その後、論文は撤回され、彼女がユニットリーダーを務めていた理化学研究所の「発生・再生科学総合研究センター」は改組。小保方さんも博士号を取り消され、表舞台から姿を消した。手記『あの日』(講談社刊)など間接的に世間の目に触れることはあっても、今も公の場に姿を現すことはない。
専門家も問題視する“研究不正”
洋菓子店で働く姿が確認されていたが、今年に入ってから旧知の仲であるAさんと結婚をしたという報道が。Aさんは同じ早稲田大学の出身で研究員といわれるだけに、理解者を得た小保方さんのこれからの人生に幸が多いことを祈るばかり。
だが─、「STAP細胞」という世紀の大間違いがあったにもかかわらず、「いまだ日本の研究不正は続いている」と説明するのは、病理専門医で科学・医療ジャーナリストの榎木英介さん。どういうことか?
「2024年1月23日付の米国サイエンス誌のニュースサイトは、日本人の研究不正を厳しく批判しています。日本人研究者(医師)が100を超える論文を撤回し、疑惑の論文はそれをはるかに上回っているという内容です」
「身内が身内を調査」
割烹着姿やリケジョといった、わかりやすい記号があったがゆえに小保方さんは注目の的になった。だが、数ある研究不正の一例に過ぎないという。
「名古屋大学で研究不正により研究費停止の処分を受けている最中の研究者に対して、理化学研究所は研究室を与え、多額の予算を配分するといいます。理化学研究所は改組することで禊は済ませたと考えているのかもしれませんが、本質的なところは変わっていない。
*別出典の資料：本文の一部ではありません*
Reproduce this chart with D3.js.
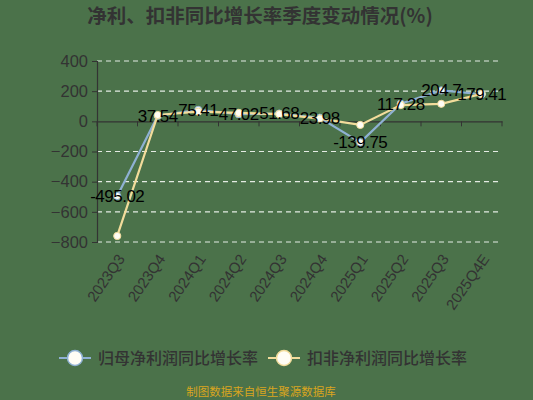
<!DOCTYPE html>
<html>
<head>
<meta charset="utf-8">
<script src="https://cdn.jsdelivr.net/npm/d3@7/dist/d3.min.js"></script>
<style>
  html, body { margin: 0; padding: 0; background: #4b724a; }
  svg { display: block; font-family: "Noto Sans CJK SC", "Noto Sans", sans-serif; }
</style>
</head>
<body>
<svg id="chart" width="533" height="400"></svg>
<script>
const quarters = ["2023Q3", "2023Q4", "2024Q1", "2024Q2", "2024Q3", "2024Q4", "2025Q1", "2025Q2", "2025Q3", "2025Q4E"];
const netProfitYoY = [-495.02, 37.54, 75.41, 47.02, 51.68, 23.98, -139.75, 117.28, 204.7, 179.41];
const deductedYoY = [-760, 42, 64, 56, 48, 18, -24, 108, 116, 182];
const yTicks = [-800, -600, -400, -200, 0, 200, 400];
const seriesNames = ["归母净利润同比增长率", "扣非净利润同比增长率"];

const colors = { blue: "#8fb1d3", yellow: "#f2dc9b" };
const numFont = "Liberation Sans, Arial, sans-serif";

const svg = d3.select("#chart");
const plot = { left: 97, right: 502, top: 61, bottom: 242 };

const x = d3.scalePoint().domain(quarters).range([plot.left, plot.right]).padding(0.5);
const xBand = d3.scaleBand().domain(quarters).range([plot.left, plot.right]);
const y = d3.scaleLinear().domain([-800, 400]).range([plot.bottom, plot.top]);

// title
svg.append("text")
  .attr("x", 260).attr("y", 23)
  .attr("text-anchor", "middle")
  .attr("font-size", 19.5).attr("font-weight", "bold")
  .attr("fill", "#333")
  .text("净利、扣非同比增长率季度变动情况(%)");

// grid
svg.append("g")
  .selectAll("line")
  .data(yTicks.filter((d) => d !== 0))
  .join("line")
  .attr("x1", plot.left).attr("x2", plot.right)
  .attr("y1", (d) => y(d)).attr("y2", (d) => y(d))
  .attr("stroke", "#e4ebe3").attr("stroke-width", 1.2)
  .attr("stroke-dasharray", "5,4");

// y axis
const yAxis = svg.append("g")
  .attr("transform", `translate(${plot.left},0)`)
  .call(d3.axisLeft(y).tickValues(yTicks).tickSize(5).tickPadding(4));
yAxis.select(".domain").attr("stroke", "#333").attr("stroke-width", 1.2);
yAxis.selectAll(".tick line").attr("stroke", "#333");
yAxis.selectAll(".tick text")
  .attr("font-size", 16.5).attr("fill", "#333")
  .attr("font-family", numFont);

// x axis at zero
const xAxis = svg.append("g")
  .attr("transform", `translate(0,${y(0)})`)
  .call(d3.axisBottom(xBand).tickSize(0).tickFormat(""));
xAxis.select(".domain").attr("stroke", "#333").attr("stroke-width", 1.2);
svg.append("g")
  .selectAll("line")
  .data(d3.range(quarters.length + 1))
  .join("line")
  .attr("x1", (i) => plot.left + i * xBand.step())
  .attr("x2", (i) => plot.left + i * xBand.step())
  .attr("y1", y(0)).attr("y2", y(0) + 5)
  .attr("stroke", "#333").attr("stroke-width", 1);

// x labels rotated
svg.append("g")
  .selectAll("text")
  .data(quarters)
  .join("text")
  .attr("transform", (d) => `translate(${x(d) + 4},${plot.bottom + 14}) rotate(-55)`)
  .attr("text-anchor", "end")
  .attr("dy", "0.35em")
  .attr("font-size", 15)
  .attr("fill", "#333")
  .attr("font-family", numFont)
  .text((d) => d);

const line = d3.line().x((d, i) => x(quarters[i])).y((d) => y(d));

function drawSeries(values, color) {
  svg.append("path")
    .datum(values)
    .attr("fill", "none")
    .attr("stroke", color)
    .attr("stroke-width", 2.2)
    .attr("d", line);
  svg.append("g")
    .selectAll("circle")
    .data(values)
    .join("circle")
    .attr("cx", (d, i) => x(quarters[i]))
    .attr("cy", (d) => y(d))
    .attr("r", 3.6)
    .attr("fill", "#fffdf5")
    .attr("stroke", color)
    .attr("stroke-width", 1);
}

drawSeries(netProfitYoY, colors.blue);
drawSeries(deductedYoY, colors.yellow);

// data labels for net profit series
svg.append("g")
  .selectAll("text")
  .data(netProfitYoY)
  .join("text")
  .attr("x", (d, i) => x(quarters[i]))
  .attr("y", (d) => y(d))
  .attr("dy", "0.35em")
  .attr("text-anchor", "middle")
  .attr("font-size", 17)
  .attr("letter-spacing", -0.5)
  .attr("fill", "#000")
  .attr("font-family", numFont)
  .text((d) => d);

// legend
const legend = svg.append("g");
const legendItems = [
  { name: seriesNames[0], color: colors.blue, x: 59 },
  { name: seriesNames[1], color: colors.yellow, x: 268 },
];
legendItems.forEach((it) => {
  const g = legend.append("g").attr("transform", `translate(${it.x},358)`);
  g.append("line").attr("x1", 0).attr("x2", 32).attr("y1", 0).attr("y2", 0)
    .attr("stroke", it.color).attr("stroke-width", 2);
  g.append("circle").attr("cx", 16).attr("cy", 0).attr("r", 7.5)
    .attr("fill", "#fffdf5").attr("stroke", it.color).attr("stroke-width", 1.5);
  g.append("text").attr("x", 39).attr("y", 0).attr("dy", "0.35em")
    .attr("font-size", 16).attr("font-weight", 500).attr("fill", "#333")
    .text(it.name);
});

// source note
svg.append("text")
  .attr("x", 261).attr("y", 396)
  .attr("text-anchor", "middle")
  .attr("font-size", 11.5)
  .attr("fill", "#d9a520")
  .text("制图数据来自恒生聚源数据库");
</script>
</body>
</html>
大学の研究機関を含め、研究不正防止の体制はいまだになってないといえます」(榎木さん、以下同)
問題が起これば、当事者だけに責任があると突き放す。
「論文では、『この治療法が効くかもしれない』と記述しているのに、プレスリリースでは『効果があります』と誇張するといったことも珍しくありません。1を10、100として発表してしまう研究不正が多い」
北欧などでは、政府に研究機関をチェックする部門があるというが、「日本はそれがない。各研究機関に任せてしまうことで、身内が身内を調査することで隠してしまう」。
隠蔽体質に加え、仮に発覚してもトカゲの尻尾切り。榎木さんは、「不正のやったもん勝ちのような状況が続いています。こうした事実をもっとたくさんの人に知ってほしい」と警鐘を鳴らす。
小保方さんをはじめ一部の人間だけが追放されたこの騒動。実は、何も決着していないのかもしれない。